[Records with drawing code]
— start —

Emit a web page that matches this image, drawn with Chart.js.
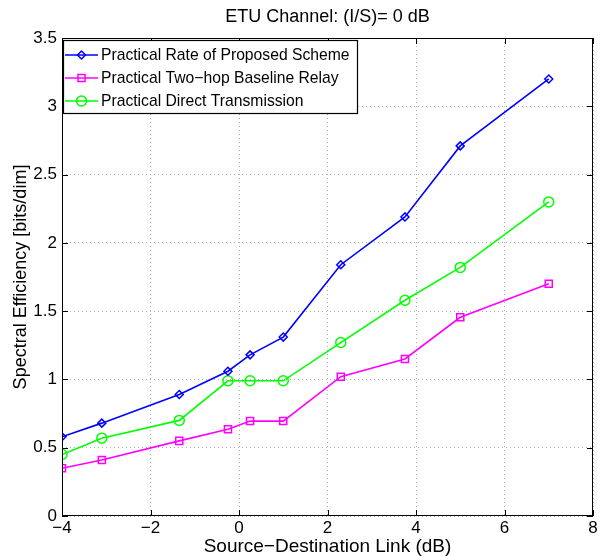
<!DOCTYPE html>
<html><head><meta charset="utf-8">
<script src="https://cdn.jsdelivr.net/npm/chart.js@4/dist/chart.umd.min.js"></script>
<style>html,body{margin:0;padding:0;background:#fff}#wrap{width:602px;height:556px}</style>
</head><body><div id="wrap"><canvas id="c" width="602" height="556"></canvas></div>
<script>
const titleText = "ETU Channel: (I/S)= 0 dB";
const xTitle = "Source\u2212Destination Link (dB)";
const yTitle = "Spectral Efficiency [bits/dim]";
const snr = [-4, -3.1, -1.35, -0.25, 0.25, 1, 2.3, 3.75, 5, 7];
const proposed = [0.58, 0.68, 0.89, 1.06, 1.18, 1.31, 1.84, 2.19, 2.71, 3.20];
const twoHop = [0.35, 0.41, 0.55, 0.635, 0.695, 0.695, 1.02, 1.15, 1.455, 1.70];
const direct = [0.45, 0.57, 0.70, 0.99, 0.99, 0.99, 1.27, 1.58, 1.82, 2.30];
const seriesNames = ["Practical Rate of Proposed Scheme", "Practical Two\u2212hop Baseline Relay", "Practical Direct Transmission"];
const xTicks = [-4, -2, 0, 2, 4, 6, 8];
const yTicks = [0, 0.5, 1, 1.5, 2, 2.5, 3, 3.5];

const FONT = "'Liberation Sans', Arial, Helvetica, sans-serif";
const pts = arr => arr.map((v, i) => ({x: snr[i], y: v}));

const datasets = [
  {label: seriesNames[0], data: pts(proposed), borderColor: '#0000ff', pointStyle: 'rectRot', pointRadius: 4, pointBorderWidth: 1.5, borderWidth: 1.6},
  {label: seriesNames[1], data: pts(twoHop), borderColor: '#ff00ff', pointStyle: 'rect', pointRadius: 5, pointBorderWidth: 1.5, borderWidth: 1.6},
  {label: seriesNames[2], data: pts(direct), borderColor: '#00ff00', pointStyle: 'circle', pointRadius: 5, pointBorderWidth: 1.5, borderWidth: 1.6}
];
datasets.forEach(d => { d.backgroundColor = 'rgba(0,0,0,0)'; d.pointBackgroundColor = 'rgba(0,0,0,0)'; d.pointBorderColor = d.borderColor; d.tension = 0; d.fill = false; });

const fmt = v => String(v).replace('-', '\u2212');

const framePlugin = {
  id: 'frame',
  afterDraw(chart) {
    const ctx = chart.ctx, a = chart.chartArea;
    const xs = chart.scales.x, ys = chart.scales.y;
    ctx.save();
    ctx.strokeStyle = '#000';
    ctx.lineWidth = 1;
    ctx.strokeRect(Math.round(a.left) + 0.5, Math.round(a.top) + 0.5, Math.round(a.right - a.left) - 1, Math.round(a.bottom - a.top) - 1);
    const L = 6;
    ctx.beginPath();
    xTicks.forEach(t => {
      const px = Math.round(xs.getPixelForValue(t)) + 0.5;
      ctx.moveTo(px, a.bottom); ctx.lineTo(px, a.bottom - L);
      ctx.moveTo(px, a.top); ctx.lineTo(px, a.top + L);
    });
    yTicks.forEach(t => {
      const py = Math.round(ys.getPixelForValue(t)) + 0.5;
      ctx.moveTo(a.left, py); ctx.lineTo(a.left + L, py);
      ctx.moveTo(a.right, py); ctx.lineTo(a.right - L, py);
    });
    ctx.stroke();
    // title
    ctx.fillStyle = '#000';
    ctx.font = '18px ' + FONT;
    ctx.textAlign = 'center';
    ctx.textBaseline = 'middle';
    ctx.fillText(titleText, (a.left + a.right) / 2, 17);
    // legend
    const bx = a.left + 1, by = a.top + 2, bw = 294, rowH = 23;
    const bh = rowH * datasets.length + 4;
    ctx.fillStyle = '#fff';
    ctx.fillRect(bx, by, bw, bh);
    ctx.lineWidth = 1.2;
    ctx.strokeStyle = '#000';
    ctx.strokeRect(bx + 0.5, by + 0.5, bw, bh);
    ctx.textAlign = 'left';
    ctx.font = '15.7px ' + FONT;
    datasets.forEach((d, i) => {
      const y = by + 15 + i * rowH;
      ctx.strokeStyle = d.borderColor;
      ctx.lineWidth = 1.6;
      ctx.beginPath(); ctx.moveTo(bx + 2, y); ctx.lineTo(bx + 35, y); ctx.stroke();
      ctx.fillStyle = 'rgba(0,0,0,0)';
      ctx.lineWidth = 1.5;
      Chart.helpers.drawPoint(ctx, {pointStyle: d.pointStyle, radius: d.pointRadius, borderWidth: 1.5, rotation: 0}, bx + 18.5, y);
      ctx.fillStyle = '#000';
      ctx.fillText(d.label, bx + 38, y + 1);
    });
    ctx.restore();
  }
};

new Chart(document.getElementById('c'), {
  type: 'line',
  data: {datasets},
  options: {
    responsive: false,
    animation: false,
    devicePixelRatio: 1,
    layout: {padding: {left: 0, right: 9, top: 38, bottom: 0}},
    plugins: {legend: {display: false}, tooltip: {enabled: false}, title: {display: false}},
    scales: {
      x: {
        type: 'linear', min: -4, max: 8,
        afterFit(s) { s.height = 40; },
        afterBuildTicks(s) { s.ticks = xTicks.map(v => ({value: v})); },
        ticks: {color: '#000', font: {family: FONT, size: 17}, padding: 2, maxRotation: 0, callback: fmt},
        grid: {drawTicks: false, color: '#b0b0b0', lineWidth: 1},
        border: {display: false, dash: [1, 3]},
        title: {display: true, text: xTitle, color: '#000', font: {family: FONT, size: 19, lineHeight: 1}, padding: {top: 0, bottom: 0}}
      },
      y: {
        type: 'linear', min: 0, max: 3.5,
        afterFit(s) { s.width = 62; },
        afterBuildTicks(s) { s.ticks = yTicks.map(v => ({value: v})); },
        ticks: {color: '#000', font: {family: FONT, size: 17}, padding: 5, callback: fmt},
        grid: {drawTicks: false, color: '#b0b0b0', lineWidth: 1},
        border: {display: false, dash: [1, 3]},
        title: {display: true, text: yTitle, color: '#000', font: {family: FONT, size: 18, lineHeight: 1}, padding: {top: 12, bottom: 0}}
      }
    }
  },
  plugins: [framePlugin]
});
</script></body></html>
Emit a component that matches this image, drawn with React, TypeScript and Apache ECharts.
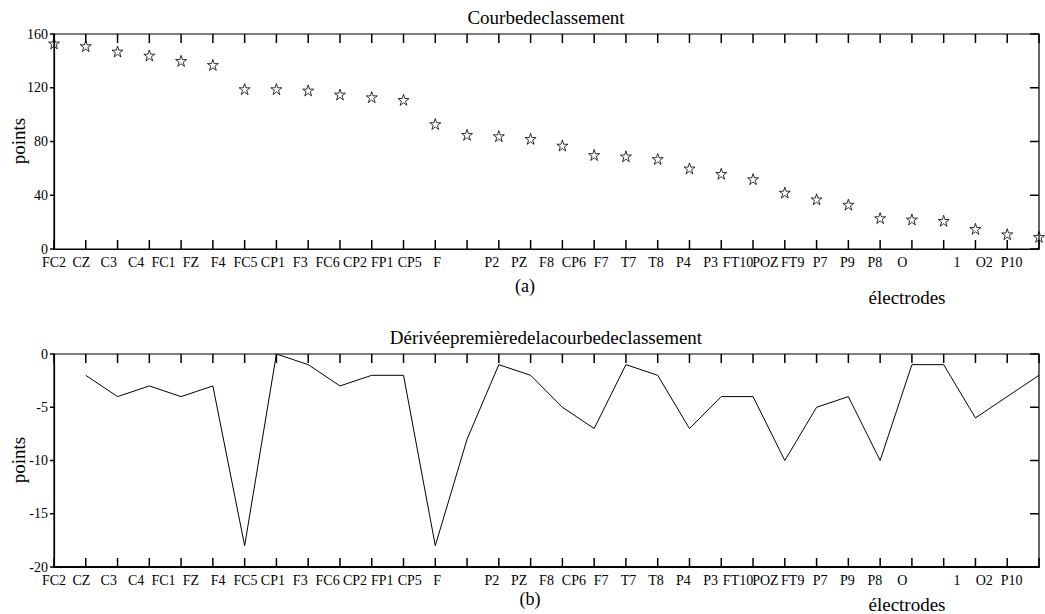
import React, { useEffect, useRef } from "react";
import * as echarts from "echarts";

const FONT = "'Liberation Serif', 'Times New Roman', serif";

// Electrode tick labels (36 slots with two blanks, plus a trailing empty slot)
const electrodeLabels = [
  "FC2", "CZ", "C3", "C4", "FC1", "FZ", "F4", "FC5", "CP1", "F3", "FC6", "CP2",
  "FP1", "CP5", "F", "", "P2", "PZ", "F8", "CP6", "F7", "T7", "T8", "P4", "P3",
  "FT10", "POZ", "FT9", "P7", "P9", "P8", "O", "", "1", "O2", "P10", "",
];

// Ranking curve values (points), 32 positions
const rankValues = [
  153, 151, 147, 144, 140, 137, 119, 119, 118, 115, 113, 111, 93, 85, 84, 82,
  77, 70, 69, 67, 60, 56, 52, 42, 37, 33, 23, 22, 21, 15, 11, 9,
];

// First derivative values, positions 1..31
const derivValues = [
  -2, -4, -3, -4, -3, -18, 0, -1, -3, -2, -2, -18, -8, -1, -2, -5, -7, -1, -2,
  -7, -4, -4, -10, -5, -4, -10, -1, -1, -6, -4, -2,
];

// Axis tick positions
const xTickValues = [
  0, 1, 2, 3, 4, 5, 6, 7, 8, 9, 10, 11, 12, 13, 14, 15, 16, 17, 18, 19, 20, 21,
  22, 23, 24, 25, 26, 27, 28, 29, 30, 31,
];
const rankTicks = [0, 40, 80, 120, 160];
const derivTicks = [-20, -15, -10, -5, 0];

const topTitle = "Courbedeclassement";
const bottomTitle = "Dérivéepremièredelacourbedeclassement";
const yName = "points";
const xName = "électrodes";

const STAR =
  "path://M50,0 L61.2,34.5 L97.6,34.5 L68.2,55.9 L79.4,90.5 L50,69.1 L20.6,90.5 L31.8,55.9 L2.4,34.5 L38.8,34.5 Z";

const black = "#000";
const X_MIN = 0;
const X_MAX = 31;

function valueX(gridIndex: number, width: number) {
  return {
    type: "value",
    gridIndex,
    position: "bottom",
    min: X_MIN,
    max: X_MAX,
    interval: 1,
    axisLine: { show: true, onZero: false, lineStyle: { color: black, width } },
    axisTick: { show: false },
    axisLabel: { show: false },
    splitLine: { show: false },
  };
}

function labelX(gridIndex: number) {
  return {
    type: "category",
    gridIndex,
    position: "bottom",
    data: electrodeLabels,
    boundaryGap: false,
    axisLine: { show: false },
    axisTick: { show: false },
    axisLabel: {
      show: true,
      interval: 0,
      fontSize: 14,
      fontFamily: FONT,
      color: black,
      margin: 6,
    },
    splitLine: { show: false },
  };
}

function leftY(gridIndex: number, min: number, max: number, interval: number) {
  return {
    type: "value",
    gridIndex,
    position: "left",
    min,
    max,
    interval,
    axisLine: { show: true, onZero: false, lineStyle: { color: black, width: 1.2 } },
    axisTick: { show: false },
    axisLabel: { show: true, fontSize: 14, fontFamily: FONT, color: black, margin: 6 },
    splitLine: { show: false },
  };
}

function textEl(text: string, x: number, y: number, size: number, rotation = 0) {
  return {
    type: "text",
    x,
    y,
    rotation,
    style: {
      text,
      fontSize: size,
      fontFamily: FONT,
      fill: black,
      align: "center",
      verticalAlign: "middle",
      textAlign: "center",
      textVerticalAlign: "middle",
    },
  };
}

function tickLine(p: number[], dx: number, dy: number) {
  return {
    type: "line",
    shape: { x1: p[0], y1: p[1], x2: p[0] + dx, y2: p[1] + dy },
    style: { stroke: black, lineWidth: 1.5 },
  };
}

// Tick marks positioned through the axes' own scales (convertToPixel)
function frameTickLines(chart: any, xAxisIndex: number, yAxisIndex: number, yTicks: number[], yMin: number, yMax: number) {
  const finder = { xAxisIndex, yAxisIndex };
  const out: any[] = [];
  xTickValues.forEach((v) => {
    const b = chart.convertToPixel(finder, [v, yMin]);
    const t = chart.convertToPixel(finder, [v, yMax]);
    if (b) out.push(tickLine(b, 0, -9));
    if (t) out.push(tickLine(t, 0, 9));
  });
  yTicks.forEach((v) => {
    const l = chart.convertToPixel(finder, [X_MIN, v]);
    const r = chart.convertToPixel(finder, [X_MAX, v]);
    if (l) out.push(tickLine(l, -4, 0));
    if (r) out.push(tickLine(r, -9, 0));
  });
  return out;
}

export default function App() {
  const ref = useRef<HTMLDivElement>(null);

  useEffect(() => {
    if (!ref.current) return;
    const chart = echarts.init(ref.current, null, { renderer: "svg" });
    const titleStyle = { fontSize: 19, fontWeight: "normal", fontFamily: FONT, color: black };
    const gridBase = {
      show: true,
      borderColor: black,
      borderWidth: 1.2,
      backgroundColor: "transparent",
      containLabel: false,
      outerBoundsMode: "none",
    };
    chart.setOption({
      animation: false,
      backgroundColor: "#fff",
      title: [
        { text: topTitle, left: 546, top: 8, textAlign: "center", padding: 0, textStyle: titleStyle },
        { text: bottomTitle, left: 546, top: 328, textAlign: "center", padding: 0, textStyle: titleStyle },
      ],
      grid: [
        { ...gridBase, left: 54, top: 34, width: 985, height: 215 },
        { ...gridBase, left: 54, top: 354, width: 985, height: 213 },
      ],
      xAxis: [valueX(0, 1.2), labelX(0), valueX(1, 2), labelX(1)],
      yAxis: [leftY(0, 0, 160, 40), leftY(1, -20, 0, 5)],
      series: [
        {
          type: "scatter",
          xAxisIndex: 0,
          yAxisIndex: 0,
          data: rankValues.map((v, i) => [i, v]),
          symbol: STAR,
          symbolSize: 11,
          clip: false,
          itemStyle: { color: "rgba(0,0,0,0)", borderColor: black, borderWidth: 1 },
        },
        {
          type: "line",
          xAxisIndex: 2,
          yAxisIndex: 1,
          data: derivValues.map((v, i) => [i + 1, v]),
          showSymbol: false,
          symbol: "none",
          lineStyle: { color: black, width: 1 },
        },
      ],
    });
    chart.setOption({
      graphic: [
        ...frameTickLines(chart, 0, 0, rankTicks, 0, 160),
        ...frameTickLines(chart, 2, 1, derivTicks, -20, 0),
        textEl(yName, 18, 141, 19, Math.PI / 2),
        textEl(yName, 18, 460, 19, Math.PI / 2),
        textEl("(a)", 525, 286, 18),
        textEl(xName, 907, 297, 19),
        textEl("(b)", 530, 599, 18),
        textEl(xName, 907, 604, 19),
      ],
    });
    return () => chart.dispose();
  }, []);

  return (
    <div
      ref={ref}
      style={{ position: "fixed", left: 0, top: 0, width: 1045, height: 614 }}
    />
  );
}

— end —

EXERCISE: Nothing but the lines from the start of the records above through the line with "const fmt = v" should be retyped, each exactly as written; leave out all pictures.

REPLY:
Emit a web page that matches this image, drawn with Chart.js.
<!DOCTYPE html>
<html><head><meta charset="utf-8">
<script src="https://cdn.jsdelivr.net/npm/chart.js@4/dist/chart.umd.min.js"></script>
<style>html,body{margin:0;padding:0;background:#fff}#wrap{width:602px;height:556px}</style>
</head><body><div id="wrap"><canvas id="c" width="602" height="556"></canvas></div>
<script>
const titleText = "ETU Channel: (I/S)= 0 dB";
const xTitle = "Source\u2212Destination Link (dB)";
const yTitle = "Spectral Efficiency [bits/dim]";
const snr = [-4, -3.1, -1.35, -0.25, 0.25, 1, 2.3, 3.75, 5, 7];
const proposed = [0.58, 0.68, 0.89, 1.06, 1.18, 1.31, 1.84, 2.19, 2.71, 3.20];
const twoHop = [0.35, 0.41, 0.55, 0.635, 0.695, 0.695, 1.02, 1.15, 1.455, 1.70];
const direct = [0.45, 0.57, 0.70, 0.99, 0.99, 0.99, 1.27, 1.58, 1.82, 2.30];
const seriesNames = ["Practical Rate of Proposed Scheme", "Practical Two\u2212hop Baseline Relay", "Practical Direct Transmission"];
const xTicks = [-4, -2, 0, 2, 4, 6, 8];
const yTicks = [0, 0.5, 1, 1.5, 2, 2.5, 3, 3.5];

const FONT = "'Liberation Sans', Arial, Helvetica, sans-serif";
const pts = arr => arr.map((v, i) => ({x: snr[i], y: v}));

const datasets = [
  {label: seriesNames[0], data: pts(proposed), borderColor: '#0000ff', pointStyle: 'rectRot', pointRadius: 4, pointBorderWidth: 1.5, borderWidth: 1.6},
  {label: seriesNames[1], data: pts(twoHop), borderColor: '#ff00ff', pointStyle: 'rect', pointRadius: 5, pointBorderWidth: 1.5, borderWidth: 1.6},
  {label: seriesNames[2], data: pts(direct), borderColor: '#00ff00', pointStyle: 'circle', pointRadius: 5, pointBorderWidth: 1.5, borderWidth: 1.6}
];
datasets.forEach(d => { d.backgroundColor = 'rgba(0,0,0,0)'; d.pointBackgroundColor = 'rgba(0,0,0,0)'; d.pointBorderColor = d.borderColor; d.tension = 0; d.fill = false; });

const fmt = v => String(v).replace('-', '\u2212');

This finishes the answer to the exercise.